::: Data section

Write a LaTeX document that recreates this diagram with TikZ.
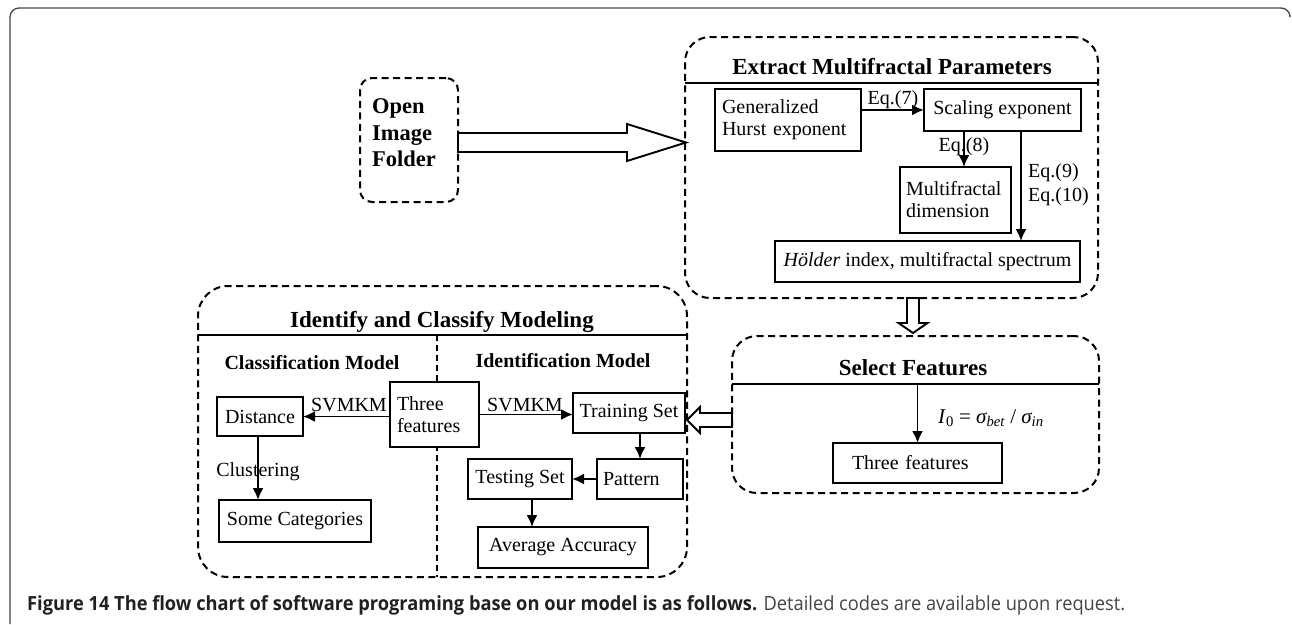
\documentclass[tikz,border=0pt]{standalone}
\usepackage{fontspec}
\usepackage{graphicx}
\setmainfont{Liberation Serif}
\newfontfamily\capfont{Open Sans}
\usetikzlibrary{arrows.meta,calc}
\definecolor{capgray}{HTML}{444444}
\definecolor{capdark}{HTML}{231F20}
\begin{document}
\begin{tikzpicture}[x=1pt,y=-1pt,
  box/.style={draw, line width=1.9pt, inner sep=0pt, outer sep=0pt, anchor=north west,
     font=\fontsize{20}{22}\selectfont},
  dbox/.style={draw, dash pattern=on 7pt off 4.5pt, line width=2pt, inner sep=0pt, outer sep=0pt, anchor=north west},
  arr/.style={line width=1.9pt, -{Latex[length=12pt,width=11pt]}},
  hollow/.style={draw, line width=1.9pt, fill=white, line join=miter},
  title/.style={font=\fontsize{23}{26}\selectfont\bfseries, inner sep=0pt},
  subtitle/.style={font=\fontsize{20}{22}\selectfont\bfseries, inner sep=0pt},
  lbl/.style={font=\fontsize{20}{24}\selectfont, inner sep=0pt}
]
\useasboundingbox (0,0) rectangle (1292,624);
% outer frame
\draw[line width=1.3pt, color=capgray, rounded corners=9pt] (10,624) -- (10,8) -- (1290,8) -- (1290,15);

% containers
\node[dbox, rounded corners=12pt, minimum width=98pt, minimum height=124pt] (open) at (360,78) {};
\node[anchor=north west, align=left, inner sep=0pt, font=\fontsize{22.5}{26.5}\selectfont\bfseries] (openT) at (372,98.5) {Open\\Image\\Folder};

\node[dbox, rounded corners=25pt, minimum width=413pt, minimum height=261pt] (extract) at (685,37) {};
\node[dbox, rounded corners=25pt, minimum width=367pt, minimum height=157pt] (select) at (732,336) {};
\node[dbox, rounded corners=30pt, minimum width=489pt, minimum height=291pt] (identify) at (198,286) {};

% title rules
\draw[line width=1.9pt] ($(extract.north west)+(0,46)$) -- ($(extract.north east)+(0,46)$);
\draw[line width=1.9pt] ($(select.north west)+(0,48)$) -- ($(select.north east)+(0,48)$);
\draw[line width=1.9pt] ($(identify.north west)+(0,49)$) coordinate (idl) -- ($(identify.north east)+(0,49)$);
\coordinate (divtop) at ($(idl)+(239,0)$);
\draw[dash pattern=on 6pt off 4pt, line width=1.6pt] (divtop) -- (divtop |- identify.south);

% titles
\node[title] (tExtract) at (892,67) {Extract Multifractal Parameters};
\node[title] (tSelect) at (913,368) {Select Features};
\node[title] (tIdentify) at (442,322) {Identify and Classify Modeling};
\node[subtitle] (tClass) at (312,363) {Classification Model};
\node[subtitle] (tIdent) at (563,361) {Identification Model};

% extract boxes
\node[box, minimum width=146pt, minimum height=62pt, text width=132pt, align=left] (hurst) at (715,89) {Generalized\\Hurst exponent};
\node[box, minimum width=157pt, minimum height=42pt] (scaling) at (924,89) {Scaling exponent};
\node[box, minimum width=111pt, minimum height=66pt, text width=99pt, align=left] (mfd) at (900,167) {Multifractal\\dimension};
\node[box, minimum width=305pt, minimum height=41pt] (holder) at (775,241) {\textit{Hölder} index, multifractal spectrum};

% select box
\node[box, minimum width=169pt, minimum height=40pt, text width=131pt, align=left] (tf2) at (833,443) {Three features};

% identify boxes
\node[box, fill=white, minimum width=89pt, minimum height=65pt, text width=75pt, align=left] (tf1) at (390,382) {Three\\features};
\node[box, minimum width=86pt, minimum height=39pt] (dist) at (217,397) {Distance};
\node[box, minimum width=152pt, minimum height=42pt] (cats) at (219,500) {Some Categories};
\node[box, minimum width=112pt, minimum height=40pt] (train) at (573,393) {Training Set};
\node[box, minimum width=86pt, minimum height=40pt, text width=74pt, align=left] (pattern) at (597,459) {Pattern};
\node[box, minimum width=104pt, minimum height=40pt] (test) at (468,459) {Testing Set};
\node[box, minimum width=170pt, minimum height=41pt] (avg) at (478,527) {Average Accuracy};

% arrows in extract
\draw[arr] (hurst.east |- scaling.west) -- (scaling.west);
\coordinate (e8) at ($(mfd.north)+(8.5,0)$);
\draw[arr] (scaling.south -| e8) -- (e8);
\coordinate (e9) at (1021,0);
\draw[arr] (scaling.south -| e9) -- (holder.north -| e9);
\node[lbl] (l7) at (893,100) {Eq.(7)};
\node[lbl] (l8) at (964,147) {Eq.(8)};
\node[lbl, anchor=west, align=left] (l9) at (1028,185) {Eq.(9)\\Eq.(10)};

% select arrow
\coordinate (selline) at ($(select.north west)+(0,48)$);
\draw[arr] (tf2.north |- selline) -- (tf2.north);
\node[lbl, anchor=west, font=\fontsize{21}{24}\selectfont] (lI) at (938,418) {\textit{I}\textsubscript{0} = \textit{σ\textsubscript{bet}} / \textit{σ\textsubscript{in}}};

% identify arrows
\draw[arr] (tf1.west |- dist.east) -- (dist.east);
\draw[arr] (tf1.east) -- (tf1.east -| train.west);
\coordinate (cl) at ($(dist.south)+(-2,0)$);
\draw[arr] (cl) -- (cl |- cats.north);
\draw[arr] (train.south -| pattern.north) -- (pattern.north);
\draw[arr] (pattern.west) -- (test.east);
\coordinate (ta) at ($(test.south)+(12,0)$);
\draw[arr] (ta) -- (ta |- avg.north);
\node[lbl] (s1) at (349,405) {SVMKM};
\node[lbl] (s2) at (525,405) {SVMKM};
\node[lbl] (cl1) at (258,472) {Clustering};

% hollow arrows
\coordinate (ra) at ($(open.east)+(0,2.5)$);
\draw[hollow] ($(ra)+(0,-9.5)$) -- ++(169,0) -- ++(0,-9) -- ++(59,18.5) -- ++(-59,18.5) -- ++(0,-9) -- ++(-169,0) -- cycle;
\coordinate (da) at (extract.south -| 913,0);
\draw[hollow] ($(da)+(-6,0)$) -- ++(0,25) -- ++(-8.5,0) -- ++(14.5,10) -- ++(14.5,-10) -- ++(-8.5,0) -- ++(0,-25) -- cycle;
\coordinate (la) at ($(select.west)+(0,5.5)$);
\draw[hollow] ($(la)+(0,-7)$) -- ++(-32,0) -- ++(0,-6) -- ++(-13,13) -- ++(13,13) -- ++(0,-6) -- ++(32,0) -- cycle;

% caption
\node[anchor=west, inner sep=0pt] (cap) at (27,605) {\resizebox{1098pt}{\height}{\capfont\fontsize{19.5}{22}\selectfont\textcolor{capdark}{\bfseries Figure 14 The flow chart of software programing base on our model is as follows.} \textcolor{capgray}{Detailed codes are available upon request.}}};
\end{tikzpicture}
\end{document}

::::::

__Task goal__: Retype the whole listing, keeping every line identical and omitting all pictures.

__Exercise output__:
Write a LaTeX document that recreates this diagram with TikZ.
\documentclass[tikz,border=0pt]{standalone}
\usepackage{fontspec}
\usepackage{graphicx}
\setmainfont{Liberation Serif}
\newfontfamily\capfont{Open Sans}
\usetikzlibrary{arrows.meta,calc}
\definecolor{capgray}{HTML}{444444}
\definecolor{capdark}{HTML}{231F20}
\begin{document}
\begin{tikzpicture}[x=1pt,y=-1pt,
  box/.style={draw, line width=1.9pt, inner sep=0pt, outer sep=0pt, anchor=north west,
     font=\fontsize{20}{22}\selectfont},
  dbox/.style={draw, dash pattern=on 7pt off 4.5pt, line width=2pt, inner sep=0pt, outer sep=0pt, anchor=north west},
  arr/.style={line width=1.9pt, -{Latex[length=12pt,width=11pt]}},
  hollow/.style={draw, line width=1.9pt, fill=white, line join=miter},
  title/.style={font=\fontsize{23}{26}\selectfont\bfseries, inner sep=0pt},
  subtitle/.style={font=\fontsize{20}{22}\selectfont\bfseries, inner sep=0pt},
  lbl/.style={font=\fontsize{20}{24}\selectfont, inner sep=0pt}
]
\useasboundingbox (0,0) rectangle (1292,624);
% outer frame
\draw[line width=1.3pt, color=capgray, rounded corners=9pt] (10,624) -- (10,8) -- (1290,8) -- (1290,15);

% containers
\node[dbox, rounded corners=12pt, minimum width=98pt, minimum height=124pt] (open) at (360,78) {};
\node[anchor=north west, align=left, inner sep=0pt, font=\fontsize{22.5}{26.5}\selectfont\bfseries] (openT) at (372,98.5) {Open\\Image\\Folder};

\node[dbox, rounded corners=25pt, minimum width=413pt, minimum height=261pt] (extract) at (685,37) {};
\node[dbox, rounded corners=25pt, minimum width=367pt, minimum height=157pt] (select) at (732,336) {};
\node[dbox, rounded corners=30pt, minimum width=489pt, minimum height=291pt] (identify) at (198,286) {};

% title rules
\draw[line width=1.9pt] ($(extract.north west)+(0,46)$) -- ($(extract.north east)+(0,46)$);
\draw[line width=1.9pt] ($(select.north west)+(0,48)$) -- ($(select.north east)+(0,48)$);
\draw[line width=1.9pt] ($(identify.north west)+(0,49)$) coordinate (idl) -- ($(identify.north east)+(0,49)$);
\coordinate (divtop) at ($(idl)+(239,0)$);
\draw[dash pattern=on 6pt off 4pt, line width=1.6pt] (divtop) -- (divtop |- identify.south);

% titles
\node[title] (tExtract) at (892,67) {Extract Multifractal Parameters};
\node[title] (tSelect) at (913,368) {Select Features};
\node[title] (tIdentify) at (442,322) {Identify and Classify Modeling};
\node[subtitle] (tClass) at (312,363) {Classification Model};
\node[subtitle] (tIdent) at (563,361) {Identification Model};

% extract boxes
\node[box, minimum width=146pt, minimum height=62pt, text width=132pt, align=left] (hurst) at (715,89) {Generalized\\Hurst exponent};
\node[box, minimum width=157pt, minimum height=42pt] (scaling) at (924,89) {Scaling exponent};
\node[box, minimum width=111pt, minimum height=66pt, text width=99pt, align=left] (mfd) at (900,167) {Multifractal\\dimension};
\node[box, minimum width=305pt, minimum height=41pt] (holder) at (775,241) {\textit{Hölder} index, multifractal spectrum};

% select box
\node[box, minimum width=169pt, minimum height=40pt, text width=131pt, align=left] (tf2) at (833,443) {Three features};

% identify boxes
\node[box, fill=white, minimum width=89pt, minimum height=65pt, text width=75pt, align=left] (tf1) at (390,382) {Three\\features};
\node[box, minimum width=86pt, minimum height=39pt] (dist) at (217,397) {Distance};
\node[box, minimum width=152pt, minimum height=42pt] (cats) at (219,500) {Some Categories};
\node[box, minimum width=112pt, minimum height=40pt] (train) at (573,393) {Training Set};
\node[box, minimum width=86pt, minimum height=40pt, text width=74pt, align=left] (pattern) at (597,459) {Pattern};
\node[box, minimum width=104pt, minimum height=40pt] (test) at (468,459) {Testing Set};
\node[box, minimum width=170pt, minimum height=41pt] (avg) at (478,527) {Average Accuracy};

% arrows in extract
\draw[arr] (hurst.east |- scaling.west) -- (scaling.west);
\coordinate (e8) at ($(mfd.north)+(8.5,0)$);
\draw[arr] (scaling.south -| e8) -- (e8);
\coordinate (e9) at (1021,0);
\draw[arr] (scaling.south -| e9) -- (holder.north -| e9);
\node[lbl] (l7) at (893,100) {Eq.(7)};
\node[lbl] (l8) at (964,147) {Eq.(8)};
\node[lbl, anchor=west, align=left] (l9) at (1028,185) {Eq.(9)\\Eq.(10)};

% select arrow
\coordinate (selline) at ($(select.north west)+(0,48)$);
\draw[arr] (tf2.north |- selline) -- (tf2.north);
\node[lbl, anchor=west, font=\fontsize{21}{24}\selectfont] (lI) at (938,418) {\textit{I}\textsubscript{0} = \textit{σ\textsubscript{bet}} / \textit{σ\textsubscript{in}}};

% identify arrows
\draw[arr] (tf1.west |- dist.east) -- (dist.east);
\draw[arr] (tf1.east) -- (tf1.east -| train.west);
\coordinate (cl) at ($(dist.south)+(-2,0)$);
\draw[arr] (cl) -- (cl |- cats.north);
\draw[arr] (train.south -| pattern.north) -- (pattern.north);
\draw[arr] (pattern.west) -- (test.east);
\coordinate (ta) at ($(test.south)+(12,0)$);
\draw[arr] (ta) -- (ta |- avg.north);
\node[lbl] (s1) at (349,405) {SVMKM};
\node[lbl] (s2) at (525,405) {SVMKM};
\node[lbl] (cl1) at (258,472) {Clustering};

% hollow arrows
\coordinate (ra) at ($(open.east)+(0,2.5)$);
\draw[hollow] ($(ra)+(0,-9.5)$) -- ++(169,0) -- ++(0,-9) -- ++(59,18.5) -- ++(-59,18.5) -- ++(0,-9) -- ++(-169,0) -- cycle;
\coordinate (da) at (extract.south -| 913,0);
\draw[hollow] ($(da)+(-6,0)$) -- ++(0,25) -- ++(-8.5,0) -- ++(14.5,10) -- ++(14.5,-10) -- ++(-8.5,0) -- ++(0,-25) -- cycle;
\coordinate (la) at ($(select.west)+(0,5.5)$);
\draw[hollow] ($(la)+(0,-7)$) -- ++(-32,0) -- ++(0,-6) -- ++(-13,13) -- ++(13,13) -- ++(0,-6) -- ++(32,0) -- cycle;

% caption
\node[anchor=west, inner sep=0pt] (cap) at (27,605) {\resizebox{1098pt}{\height}{\capfont\fontsize{19.5}{22}\selectfont\textcolor{capdark}{\bfseries Figure 14 The flow chart of software programing base on our model is as follows.} \textcolor{capgray}{Detailed codes are available upon request.}}};
\end{tikzpicture}
\end{document}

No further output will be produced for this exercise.